On Labor Day, Kaufman said, Biden had 19 percent of the vote. His November victory was a stunning upset. After helping elect Sen. Biden in 1972, Kaufman left his job at DuPont to join his staff. After three years, he became chief.

To Kaufman, there’s a fundamental divide between good chiefs of staff and good politicians. He wraps it in a volleyball metaphor: some people are setters, some are spikers.

Kaufman was a setter. An engineer by training, he turned Biden’s staff into a rugged system, elegant in its simplicity. He goes into detail in his official Senate oral history: both committee staff and Biden staff reported to Kaufman. There’s a central scheduler. As for the press secretary: “When it comes to the press, we all work for the press secretary.” Anyone could talk to a reporter, but they had to report to the secretary both before and after. No exceptions – not even Kaufman.

Biden was the spiker, the poet to Kaufman’s engineer, all right-brain fluidity and spontaneity.
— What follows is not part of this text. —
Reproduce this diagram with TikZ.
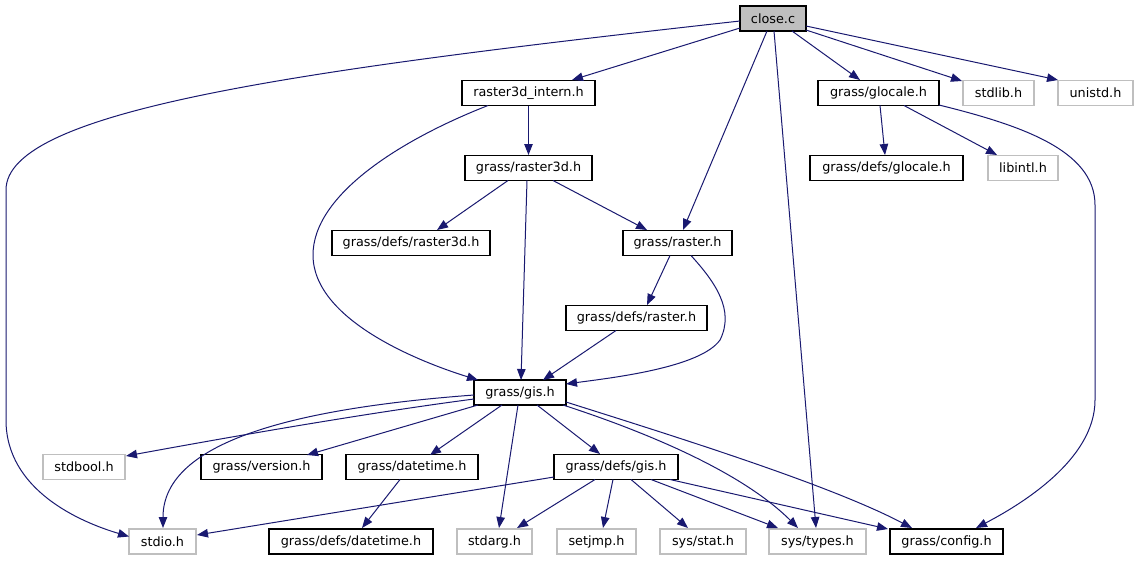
\documentclass[tikz,border=0pt]{standalone}
\usepackage{fontspec}
\setmainfont{DejaVu Sans}
\usetikzlibrary{arrows.meta,calc}
\definecolor{edgeblue}{HTML}{191970}
\definecolor{nodegray}{HTML}{BFBFBF}
\tikzset{
  box/.style={draw=black, line width=1.1pt, fill=white, minimum height=25pt, inner sep=0pt, font=\fontsize{12.8}{15}\selectfont},
  sysbox/.style={box, draw=nodegray},
  rootbox/.style={box, fill=nodegray},
  dep/.style={draw=edgeblue, line width=1pt, -{Triangle[length=11pt,width=8.5pt]}}
}
\begin{document}
\begin{tikzpicture}[x=1pt,y=-1pt]
\useasboundingbox[fill=white] (0,0) rectangle (1139,560);
% nodes
\node[rootbox, minimum width=66pt]  (close)    at (773,18.5)   {close.c};
\node[box, minimum width=133pt]     (r3di)     at (528.5,93)   {raster3d\_intern.h};
\node[box, minimum width=121pt]     (glocale)  at (878.5,93)   {grass/glocale.h};
\node[sysbox, minimum width=71pt]   (stdlib)   at (998.5,93)   {stdlib.h};
\node[sysbox, minimum width=75pt]   (unistd)   at (1095.5,93)  {unistd.h};
\node[box, minimum width=127pt]     (r3d)      at (528.5,168)  {grass/raster3d.h};
\node[box, minimum width=153pt]     (dglocale) at (886.5,168)  {grass/defs/glocale.h};
\node[sysbox, minimum width=70pt]   (libintl)  at (1023,168)   {libintl.h};
\node[box, minimum width=158pt]     (dr3d)     at (411,243)    {grass/defs/raster3d.h};
\node[box, minimum width=109pt]     (raster)   at (677.5,243)  {grass/raster.h};
\node[box, minimum width=141pt]     (draster)  at (636.5,318)  {grass/defs/raster.h};
\node[box, minimum width=92pt]      (gis)      at (520,392.5)  {grass/gis.h};
\node[sysbox, minimum width=82pt]   (stdbool)  at (84,467)     {stdbool.h};
\node[box, minimum width=121pt]     (version)  at (261.5,467)  {grass/version.h};
\node[box, minimum width=132pt]     (datetime) at (412,467)    {grass/datetime.h};
\node[box, minimum width=124pt]     (dgis)     at (616,467)    {grass/defs/gis.h};
\node[sysbox, minimum width=67pt]   (stdio)    at (162.5,541.5) {stdio.h};
\node[box, minimum width=164pt]     (ddatetime) at (351,541.5) {grass/defs/datetime.h};
\node[sysbox, minimum width=75pt]   (stdarg)   at (494.5,541.5) {stdarg.h};
\node[sysbox, minimum width=79pt]   (setjmp)   at (596.5,541.5) {setjmp.h};
\node[sysbox, minimum width=86pt]   (sysstat)  at (703,541.5)  {sys/stat.h};
\node[sysbox, minimum width=97pt]   (systypes) at (817.5,541.5) {sys/types.h};
\node[box, minimum width=113pt]     (config)   at (946.5,541.5) {grass/config.h};
% edges from close.c
\draw[dep] ($(close)+(-33,2.5)$) .. controls (300,70) and (6,110) .. (6,190) -- (6,420) .. controls (6,490) and (80,522) .. ($(stdio)+(-33.5,-5)$);
\draw[dep] ($(close)+(-33,9.5)$) -- ($(r3di)+(43.5,-13)$);
\draw[dep] ($(close)+(-6,12.5)$) -- ($(raster)+(5.5,-13)$);
\draw[dep] ($(close)+(1,12.5)$) -- ($(systypes)+(-1.5,-13.5)$);
\draw[dep] ($(close)+(19,12.5)$) -- ($(glocale)+(-18.5,-13)$);
\draw[dep] ($(close)+(33,11.5)$) -- ($(stdlib)+(-36.5,-12)$);
\draw[dep] ($(close)+(33,7.5)$) -- ($(unistd)+(-37.5,-13)$);
% raster3d_intern.h
\draw[dep] ($(r3di)+(0,12.5)$) -- ($(r3d)+(0,-13)$);
\draw[dep] ($(r3di)+(-40.5,12.5)$) .. controls (400,140) and (313,195) .. (313,255) .. controls (313,320) and (420,362) .. ($(gis)+(-42,-12.5)$);
% grass/raster3d.h
\draw[dep] ($(r3d)+(-20.5,12.5)$) -- ($(dr3d)+(26,-13)$);
\draw[dep] ($(r3d)+(-1.5,12.5)$) -- ($(gis)+(1,-12.5)$);
\draw[dep] ($(r3d)+(24.5,12.5)$) -- ($(raster)+(-30.5,-13)$);
% grass/raster.h
\draw[dep] ($(raster)+(-7.5,12.5)$) -- ($(draster)+(10.5,-13)$);
\draw[dep] ($(raster)+(13.5,12.5)$) .. controls (715,282) and (735,310) .. (720,340) .. controls (700,368) and (610,378) .. ($(gis)+(46,-8.5)$);
% grass/defs/raster.h
\draw[dep] ($(draster)+(-20.5,12.5)$) -- ($(gis)+(23,-12.5)$);
% grass/glocale.h
\draw[dep] ($(glocale)+(1.5,12.5)$) -- ($(dglocale)+(-1.5,-13)$);
\draw[dep] ($(glocale)+(25.5,12.5)$) -- ($(libintl)+(-26,-13)$);
\draw[dep] ($(glocale)+(60.5,12)$) .. controls (1020,125) and (1095,150) .. (1095,205) -- (1095,400) .. controls (1095,460) and (1020,505) .. ($(config)+(29.5,-13.5)$);
% grass/gis.h
\draw[dep] ($(gis)+(-46,6.5)$) .. controls (360,414) and (230,437) .. ($(stdbool)+(42,-11)$);
\draw[dep] ($(gis)+(-46,2.5)$) .. controls (300,408) and (163,440) .. ($(stdio)+(0.5,-13.5)$);
\draw[dep] ($(gis)+(-42,12.5)$) -- ($(version)+(45.5,-12)$);
\draw[dep] ($(gis)+(-18,12.5)$) -- ($(datetime)+(18,-12)$);
\draw[dep] ($(gis)+(-2,12.5)$) -- ($(stdarg)+(4.5,-13.5)$);
\draw[dep] ($(gis)+(17,12.5)$) -- ($(dgis)+(-16,-13)$);
\draw[dep] ($(gis)+(43,12.5)$) .. controls (640,430) and (740,470) .. ($(systypes)+(-19.5,-13.5)$);
\draw[dep] ($(gis)+(46,9.5)$) .. controls (680,438) and (830,485) .. ($(config)+(-34.5,-13.5)$);
% grass/defs/gis.h
\draw[dep] ($(dgis)+(-62,10)$) -- ($(stdio)+(34.5,-6.5)$);
\draw[dep] ($(dgis)+(-21,12.5)$) -- ($(stdarg)+(22.5,-13.5)$);
\draw[dep] ($(dgis)+(-3,12.5)$) -- ($(setjmp)+(6.5,-13.5)$);
\draw[dep] ($(dgis)+(15,12.5)$) -- ($(sysstat)+(-15,-13.5)$);
\draw[dep] ($(dgis)+(35,12.5)$) -- ($(systypes)+(-39.5,-13.5)$);
\draw[dep] ($(dgis)+(54,12.5)$) -- ($(config)+(-58.5,-12.5)$);
% grass/datetime.h
\draw[dep] ($(datetime)+(-12,12.5)$) -- ($(ddatetime)+(11,-13.5)$);
\end{tikzpicture}
\end{document}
While Biden’s effusiveness makes for good hot mic fodder, Kaufman dismisses this gaffe-prone, foot-in-mouth version of Biden. “That’s caricature,” he says in the oral history. “That’s not Joe Biden.”

He also dismisses the notion that Biden was too old, too male and too white to win the Democratic nomination in 2008, a year that featured leading female and black contenders. “I really believe if Obama had not surged, we would have caught fire,” he said.

When the Obama-Biden ticket triumphed that November, the career senator had to adjust to a new role. “It was a gigantic change for him,” Kaufman said. “He’d never worked for anybody in his life. At that age, after 40 years, it’s incredible show of character.”

Biden knows something about building character. Just weeks after the 1972 election, his wife Neilia and daughter Naomi were killed in a car crash. This year, he lost Beau, his eldest son and Delaware’s attorney general, to brain cancer.

Beau was widely considered to be the inheritor of his father’s mantle. Though unmistakably Bidenesque in his earnestness, Beau was more tempered than his father, more measured. Biden was a senator, but Beau was senatorial.

“The [Senate] appointment would have been his, I’m sure, if he wanted it,” Kaufman said. Instead, Beau chose to remain attorney general. When higher office again beckoned in 2010, he refused, choosing instead to oversee prosecution of Earl Bradley, a Delaware pediatrician responsible for sexually assaulting more than 100 children.

Beau’s death has been alternately cited as Biden’s impetus for considering a 2016 presidential bid, and the reason he decided against it. Kaufman won’t say. He watched Beau grow up, and when Kaufman thinks about him, politics are far from his mind. “I feel inarticulate, because when someone dies, people say, they always find the good things about the deceased,” Kaufman said. “But he was extraordinary. That’s what made grieving – ”

He stopped. Shook his head. “I was very close,” he said, his voice thick. “Am very close.”

Kaufman has his own life. He has three daughters and seven grandchildren. He serves on the board of the National Democratic Institute, the Institute for International Education, and several other nonprofit organizations. He’s a voracious reader, and he opens his Goodreads app to rattle off a menu of crime and spy writers: Dick Francis. Harold Cohen. John Le Carre. Alan Furst. George Pelecanos. “I gotta get back to George Pelecanos,” he said.

“When I left Biden’s office, I swore I’d never work for anybody again,” he said.